The Metropolitan Opera approached the end of the 2004-2005 season on a resonant Russian note. Its revival of Otto Schenk’s legendary nineteen year-old production of Die Walküre saw James Levine yield another work in the Wagner repertoire to his principal guest conductor, the Mariinsky Theater’s artistic director Valery Gergiev, making this the first time since 1983 that someone other than Levine has taken the podium for the work at the Met.

Casting decisions wisely populated the revival with some of the Mariinsky’s better Wagner performers. Mikhail Kit’s sturdy Wotan delivered fine music, even if his voice could not always match the orchestra under Gergiev’s powerful conducting. Olga Sergeeva, by far the best in the Mariinsky’s stable of Brünnhildes, again displayed the radiance that she brought to the role in her home country, despite some understandable fatigue in the third act. The veteran mezzo-soprano Larissa Diadkova demanded much favorable attention in her short appearance as Fricka.

The non-Russian performers by no means neglected their work, yet alas, not flawlessly. Plácido Domingo, now 64, continues his reign as today’s greatest Siegmund, but signs of aging are there to be heard in the role’s prolonged high notes, especially the A at the end of the first act. Katarina Dalayman, a talented and attractive singer, brought much to Sieglinde, but tended toward unevenness in delivering some of the role’s best music. The Danish bass Stephen Milling was a solid and unusually dramatic Hunding. The volume of Gergiev’s conducting, despite the challenges it brings even to his own singers, follows the slow tempi identified with Levine and colors almost every note with meaning and power.

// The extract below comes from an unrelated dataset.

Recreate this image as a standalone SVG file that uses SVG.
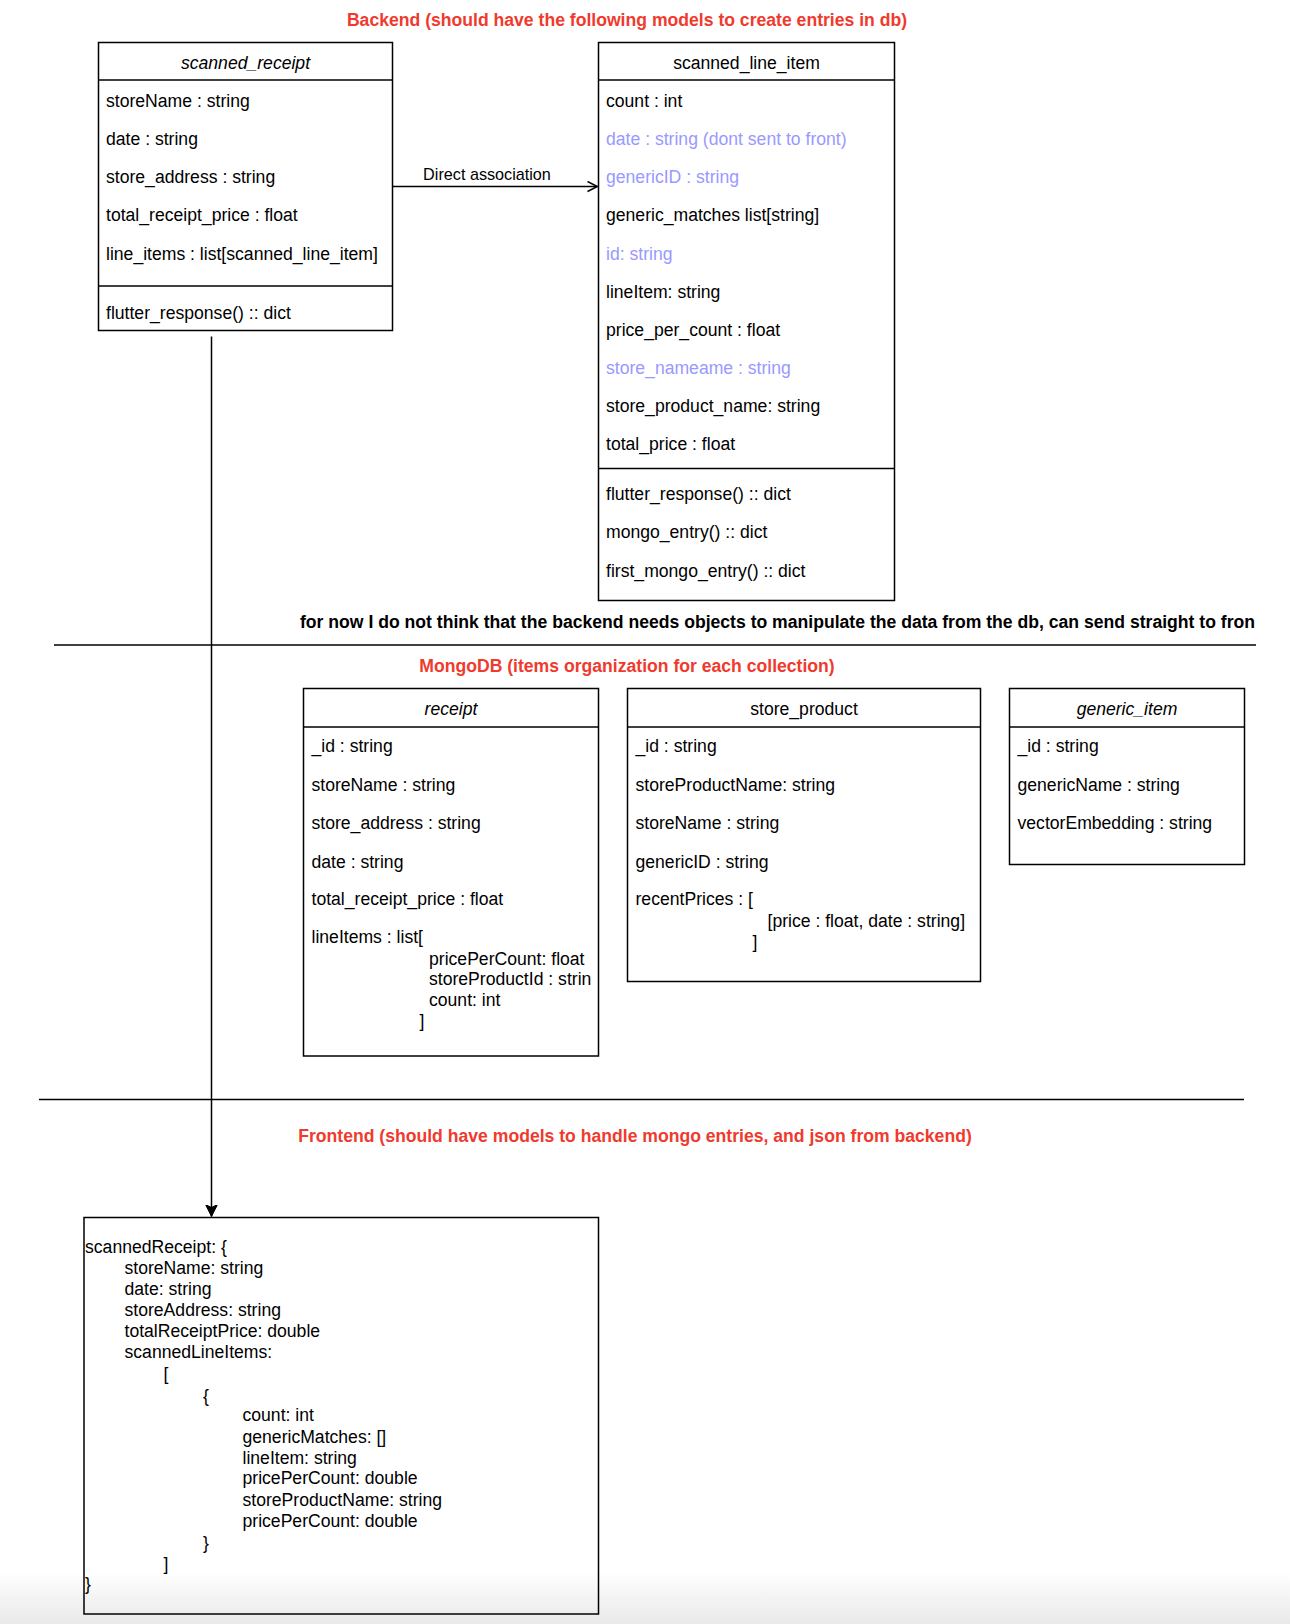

Russian talent could not, however, save the Met’s much anticipated new production of Faust, which replaces Schenk’s production of 1990. Andrei Serban (pronounced SHER-ban) has given us (by order, according to rumor) a thoroughgoing traditional production, but one at turns to busy and too boring. In the busy scenes, including the second act carnival and the final trio, the stage is so garish and distracting that the meaning of the work and the emotions of the characters are lost. Why must the carnival be taken up with can-cans, tangos, dancing bears, a puppet show, and perhaps 50 people waving French (why, indeed?) flags? The trio fell against a backdrop of prancing demons and other unnecessary effects, including at the end two life size angels that looked like refugees from a Tony Kushner play. Other scenes, however, bored to distraction. Marguerite’s house must be next to the biggest tree in Germany, one that dominates the entire third act, but apparently only so that people can hide behind it. The costumes, too, verge toward cliché. Méphistofélès has no fewer than four changes, including (yawn) a red devil outfit and a winged and tailed white body suit.

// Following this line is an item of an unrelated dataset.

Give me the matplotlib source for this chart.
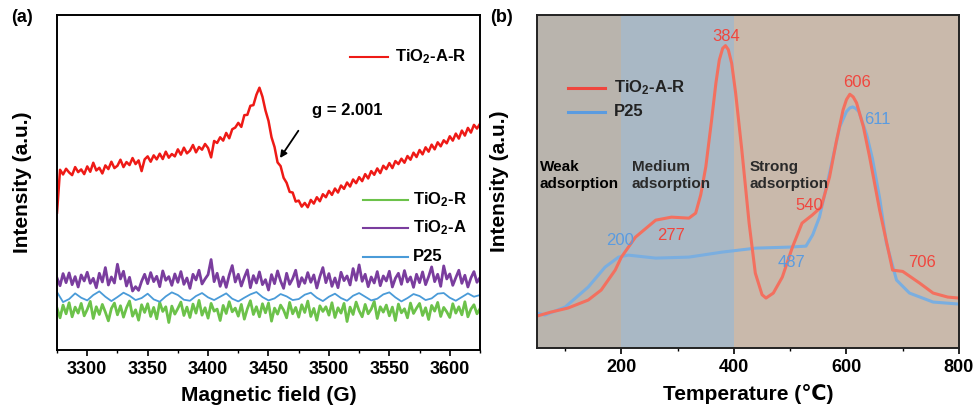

Musically, the evening had highs and lows. The splendid Russian baritone Dmitrii Hvorostovsky justifiably drew the most applause of the evening in the small role of Valentin. Finnish soprano Soile Isokoski posseses a beautiful voice much suited to Richard Strauss (her recent Marschallins have received much acclaim), but her Marguerite was saccharine and genial rather than enthralling. Roberto Alagna has done very well in the dramatic tenor repertoire, but the title role forced him to strain his metallic voice to a degree that left it on the verge of unappealing. René Pape’s fine bass, spectacular though it is, seemed miscast as Méphistofélès, a role that does not rely on the exquisite legato and dark tones for which Pape is known and celebrated. James Levine, conducting the work for the first time in his long and distinguished career, executed the score with his customary excellence but did not show the ponderous insights that he brings to his Wagner and Strauss performances.